Message flow applications are deployed to a specific execution group. To enhance performance, the same message flows and message sets can be running in different execution groups.
The Configuration Manager is the interface between the Message Brokers Toolkit and the brokers in the broker domain. The Configuration Manager stores configuration details for the broker domain in an internal repository, providing a central store for resources in the broker domain.
The Configuration Manager is responsible for deploying message flow applications to the brokers. The Configuration Manager also reports back on the progress of the deployment and on the status of the broker. When the Message Brokers Toolkit connects to the Configuration Manager, the status of the brokers in the domain is derived from the configuration information stored in the Configuration Manager’s internal repository.

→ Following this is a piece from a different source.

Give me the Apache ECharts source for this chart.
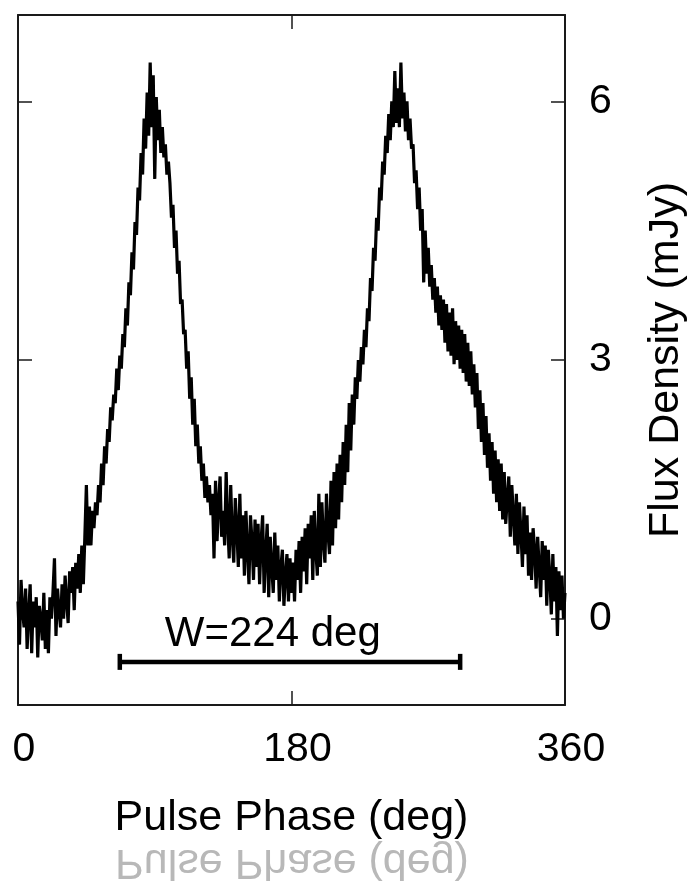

Brokers are grouped together in broker domains. The brokers in a single broker domain share a common configuration that is defined in the Configuration Manager. A broker domain contains one or more brokers and a single Configuration Manager. It can also contain a User Name Server. The components in a broker domain can exist on multiple machines and operating systems and are connected together with WebSphere MQ channels.
A broker belongs to only one broker domain.
User Name Server
A User Name Server is an optional component that is required only when publish/subscribe message flow applications are running and where extra security is required for applications to be able to publish or subscribe to topics. The User Name Server provides authentication for topic-level security for users and groups that are performing publish/subscribe operations.
Broker Administration perspective
The Broker Administration perspective is the part of the Message Brokers Toolkit that is used for the administration of any broker domains that are defined to the Message Brokers Toolkit. This perspective is also used for the deployment of message flows and message sets to brokers in the defined broker domains.
The Broker Administration perspective also contains tools for creating message broker archive (bar) files. Bar files deploy message flow application resources such as message flows and message sets.
The Broker Administration perspective also contains tools to help test message flows. These tools include Enqueue and Dequeue for putting and getting messages from WebSphere MQ queues.